### INFORMATION PROVIDED
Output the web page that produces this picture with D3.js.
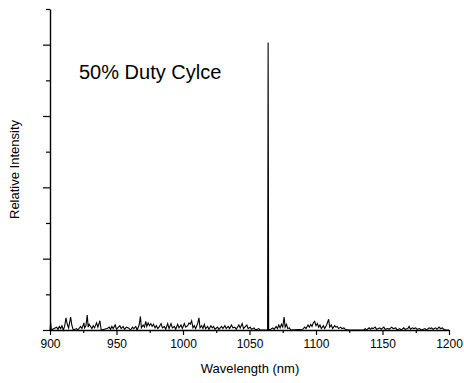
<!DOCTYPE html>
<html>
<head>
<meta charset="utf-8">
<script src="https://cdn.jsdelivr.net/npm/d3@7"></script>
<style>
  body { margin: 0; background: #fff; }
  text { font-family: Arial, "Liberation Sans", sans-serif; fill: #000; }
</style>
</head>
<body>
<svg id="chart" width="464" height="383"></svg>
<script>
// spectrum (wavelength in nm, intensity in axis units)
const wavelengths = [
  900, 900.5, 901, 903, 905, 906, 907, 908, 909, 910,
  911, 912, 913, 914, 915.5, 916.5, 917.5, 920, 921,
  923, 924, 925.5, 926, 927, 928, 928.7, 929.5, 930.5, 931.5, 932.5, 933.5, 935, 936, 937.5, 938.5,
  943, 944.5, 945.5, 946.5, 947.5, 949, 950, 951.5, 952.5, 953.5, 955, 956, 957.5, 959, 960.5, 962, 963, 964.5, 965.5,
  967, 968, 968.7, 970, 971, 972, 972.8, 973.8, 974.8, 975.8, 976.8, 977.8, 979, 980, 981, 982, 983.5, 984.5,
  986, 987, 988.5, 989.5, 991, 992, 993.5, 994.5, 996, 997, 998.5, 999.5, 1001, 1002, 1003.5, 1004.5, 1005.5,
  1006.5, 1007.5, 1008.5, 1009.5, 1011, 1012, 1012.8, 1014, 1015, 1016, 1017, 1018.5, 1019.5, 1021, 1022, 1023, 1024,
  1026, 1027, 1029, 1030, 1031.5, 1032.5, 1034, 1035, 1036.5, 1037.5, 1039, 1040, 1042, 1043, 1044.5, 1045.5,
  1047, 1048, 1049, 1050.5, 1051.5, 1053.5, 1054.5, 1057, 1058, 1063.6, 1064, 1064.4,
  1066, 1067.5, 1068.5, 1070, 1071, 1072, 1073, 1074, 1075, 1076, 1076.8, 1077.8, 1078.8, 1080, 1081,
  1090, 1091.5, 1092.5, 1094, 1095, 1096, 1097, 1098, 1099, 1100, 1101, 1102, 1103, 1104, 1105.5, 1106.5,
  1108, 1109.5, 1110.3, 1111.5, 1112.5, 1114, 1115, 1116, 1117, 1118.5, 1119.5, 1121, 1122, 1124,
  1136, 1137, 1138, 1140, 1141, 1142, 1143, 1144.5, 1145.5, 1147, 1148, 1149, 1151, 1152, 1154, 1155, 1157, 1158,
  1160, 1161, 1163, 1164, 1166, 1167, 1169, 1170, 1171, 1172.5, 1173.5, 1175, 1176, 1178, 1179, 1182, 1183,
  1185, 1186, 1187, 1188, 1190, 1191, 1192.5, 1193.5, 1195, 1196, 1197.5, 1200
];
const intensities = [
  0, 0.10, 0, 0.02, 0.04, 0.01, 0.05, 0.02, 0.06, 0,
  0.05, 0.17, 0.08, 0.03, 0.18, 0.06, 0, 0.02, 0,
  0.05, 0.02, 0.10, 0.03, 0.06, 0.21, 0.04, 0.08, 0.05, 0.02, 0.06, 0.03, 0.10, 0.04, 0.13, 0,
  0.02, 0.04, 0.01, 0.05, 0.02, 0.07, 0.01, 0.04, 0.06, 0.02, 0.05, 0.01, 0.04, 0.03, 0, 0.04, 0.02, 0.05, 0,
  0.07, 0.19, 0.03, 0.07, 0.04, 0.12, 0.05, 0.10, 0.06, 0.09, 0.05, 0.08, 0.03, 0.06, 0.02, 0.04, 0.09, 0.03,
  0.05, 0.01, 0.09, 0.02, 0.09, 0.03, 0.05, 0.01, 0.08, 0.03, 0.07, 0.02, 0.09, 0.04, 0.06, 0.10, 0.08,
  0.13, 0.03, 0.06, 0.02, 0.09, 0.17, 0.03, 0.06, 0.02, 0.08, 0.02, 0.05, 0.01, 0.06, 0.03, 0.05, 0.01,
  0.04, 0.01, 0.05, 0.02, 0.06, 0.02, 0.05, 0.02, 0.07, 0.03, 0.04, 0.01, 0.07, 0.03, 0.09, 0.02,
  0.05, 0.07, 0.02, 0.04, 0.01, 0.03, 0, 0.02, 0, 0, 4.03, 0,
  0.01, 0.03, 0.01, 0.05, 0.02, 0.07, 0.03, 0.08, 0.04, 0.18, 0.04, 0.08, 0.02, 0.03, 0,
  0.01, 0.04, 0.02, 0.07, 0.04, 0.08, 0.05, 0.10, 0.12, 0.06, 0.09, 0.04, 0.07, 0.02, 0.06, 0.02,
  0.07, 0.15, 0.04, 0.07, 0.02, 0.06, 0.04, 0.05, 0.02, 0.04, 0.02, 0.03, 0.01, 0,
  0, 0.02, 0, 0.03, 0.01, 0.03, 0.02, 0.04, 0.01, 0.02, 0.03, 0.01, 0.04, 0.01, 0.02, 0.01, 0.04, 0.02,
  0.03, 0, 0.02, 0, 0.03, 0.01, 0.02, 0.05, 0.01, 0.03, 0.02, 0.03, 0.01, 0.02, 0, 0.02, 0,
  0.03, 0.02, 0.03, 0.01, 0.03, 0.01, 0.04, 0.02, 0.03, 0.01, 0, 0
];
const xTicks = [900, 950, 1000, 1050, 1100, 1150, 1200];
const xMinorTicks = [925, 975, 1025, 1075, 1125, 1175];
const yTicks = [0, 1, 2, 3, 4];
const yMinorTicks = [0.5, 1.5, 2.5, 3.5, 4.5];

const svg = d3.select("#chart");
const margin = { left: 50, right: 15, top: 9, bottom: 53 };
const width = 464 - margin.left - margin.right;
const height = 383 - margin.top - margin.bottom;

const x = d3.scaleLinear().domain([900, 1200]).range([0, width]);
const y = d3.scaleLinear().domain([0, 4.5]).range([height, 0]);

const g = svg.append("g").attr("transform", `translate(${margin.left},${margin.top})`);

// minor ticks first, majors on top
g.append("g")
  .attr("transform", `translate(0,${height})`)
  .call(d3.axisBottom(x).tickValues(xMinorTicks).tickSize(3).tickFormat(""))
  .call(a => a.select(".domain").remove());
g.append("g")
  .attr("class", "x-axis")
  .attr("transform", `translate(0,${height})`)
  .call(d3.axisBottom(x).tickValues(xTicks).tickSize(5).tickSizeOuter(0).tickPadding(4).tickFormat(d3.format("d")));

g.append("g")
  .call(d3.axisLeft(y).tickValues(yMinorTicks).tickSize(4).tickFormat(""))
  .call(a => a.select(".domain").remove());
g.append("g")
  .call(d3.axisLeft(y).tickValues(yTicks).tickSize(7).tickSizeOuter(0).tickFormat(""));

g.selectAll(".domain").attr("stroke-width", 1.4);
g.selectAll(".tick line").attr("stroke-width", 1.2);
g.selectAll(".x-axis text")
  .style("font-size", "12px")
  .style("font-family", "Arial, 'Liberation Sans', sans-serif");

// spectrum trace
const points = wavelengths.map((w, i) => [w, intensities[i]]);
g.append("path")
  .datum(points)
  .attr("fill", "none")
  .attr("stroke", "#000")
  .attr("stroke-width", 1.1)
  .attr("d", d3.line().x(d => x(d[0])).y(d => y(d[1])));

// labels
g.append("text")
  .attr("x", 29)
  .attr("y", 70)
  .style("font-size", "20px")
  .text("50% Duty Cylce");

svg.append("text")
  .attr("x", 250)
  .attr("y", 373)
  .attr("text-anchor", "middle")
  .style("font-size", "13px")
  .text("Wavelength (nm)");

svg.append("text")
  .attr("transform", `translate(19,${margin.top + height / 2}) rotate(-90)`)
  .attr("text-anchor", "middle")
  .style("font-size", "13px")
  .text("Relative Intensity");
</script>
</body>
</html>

### WHAT TO PRODUCE
In the material above, find each line that contains the word "picture", and select it.

### COMPLETED TASK
Output the web page that produces this picture with D3.js.

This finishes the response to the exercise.